Asumir las propias responsabilidades que conlleva la maternidad u optar por una sexualidad determinada son esas decisiones que logran que los protagonistas de Mesa construyan su personalidad, marcadas por la familia, cierto, pero propia, independiente, libre.

La novela es una reivindicación de la necesaria autonomía personal, pese al cerco institucional que significa la familia o cualquier otra institución o relación. La amistad, el coinquilinato, el trabajo, el encuentro casual, son igual de limitativos, pero somos nosotros quienes debemos decidir hasta donde llegan esas limitaciones, hasta dónde el cerco de las relaciones sociales, obligatorias pues no somos islas, va a limitarnos. Somos nosotros quienes decidimos lo que es irrelevante o no. Relevancia o irrelevancia: la diferencia, de pronto, se le presentó muy nítida.

Qué hombre más irrelevante, se dijo, qué historia más pequeña en el fondo. A ellas no les quedaba tiempo para la irrelevancia. Este capítulo, el nueve, estratégicamente situado en lo que podría ser inicio de la tercera parte de la novela, centra lo que Mesa viene a decirnos. No perdamos el tiempo en las cosas irrelevantes, entre ellas juzgar la vida de los otros. Sopesemos si lo que nos han hecho o han dicho sobre nosotros nos afecta lo suficiente como para que sea relevante, o, en vez de anclarnos en el pasado, juzguemos si esos actos o dichos fueron lo suficiente relevantes o, si todavía lo son. Al fin y al cabo no hay mayor desprecio que no hacer aprecio.

Perder el tiempo en la vida de los otros o sobrevalorando su relación con nosotros, no deja de ser una pérdida de nosotros mismo, al fin y al cabo somos tiempo. Sara Mesa reivindica que seamos libres, que tomemos nuestras propias decisiones y no perdamos el tiempo en lo que es irrelevante, lo que no tiene consecuencias sobre nuestra vida, y si las tuvo, el tiempo, ese gran escultor de Yourcenar, ya se encargó de su deslizamiento hacia lo irrelevante, permitiéndonos ganar espacios de libertad y tiempo para vivir más libres.

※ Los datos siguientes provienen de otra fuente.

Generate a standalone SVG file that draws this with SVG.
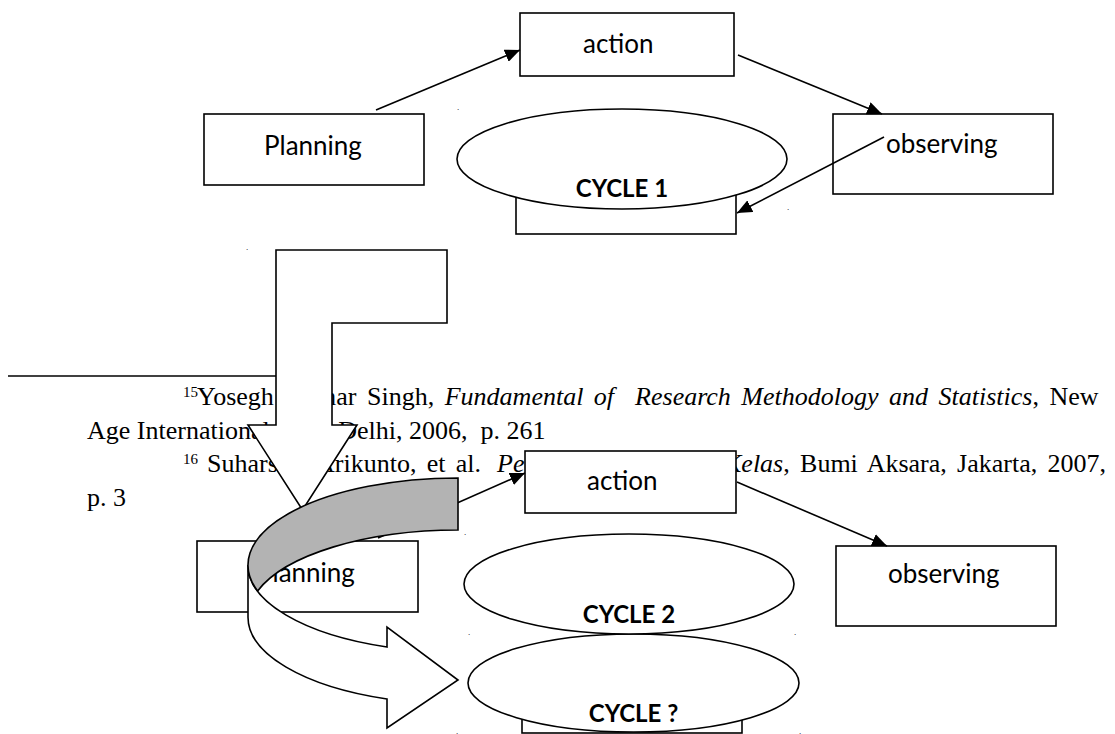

En el fondo, quizás sin proponérselo, Sara Mesa ha escrito algo más que una novela. Un tratado de construcción de la libertad individual, eso sí, sin perder de vista que no estamos solos, que nuestra relación con los otros no puede ser ignorada. Pero que hay que tener la voluntad o la inteligencia suficiente para ejercer nuestra libertad pese a las instituciones. Leyéndola somos más libres.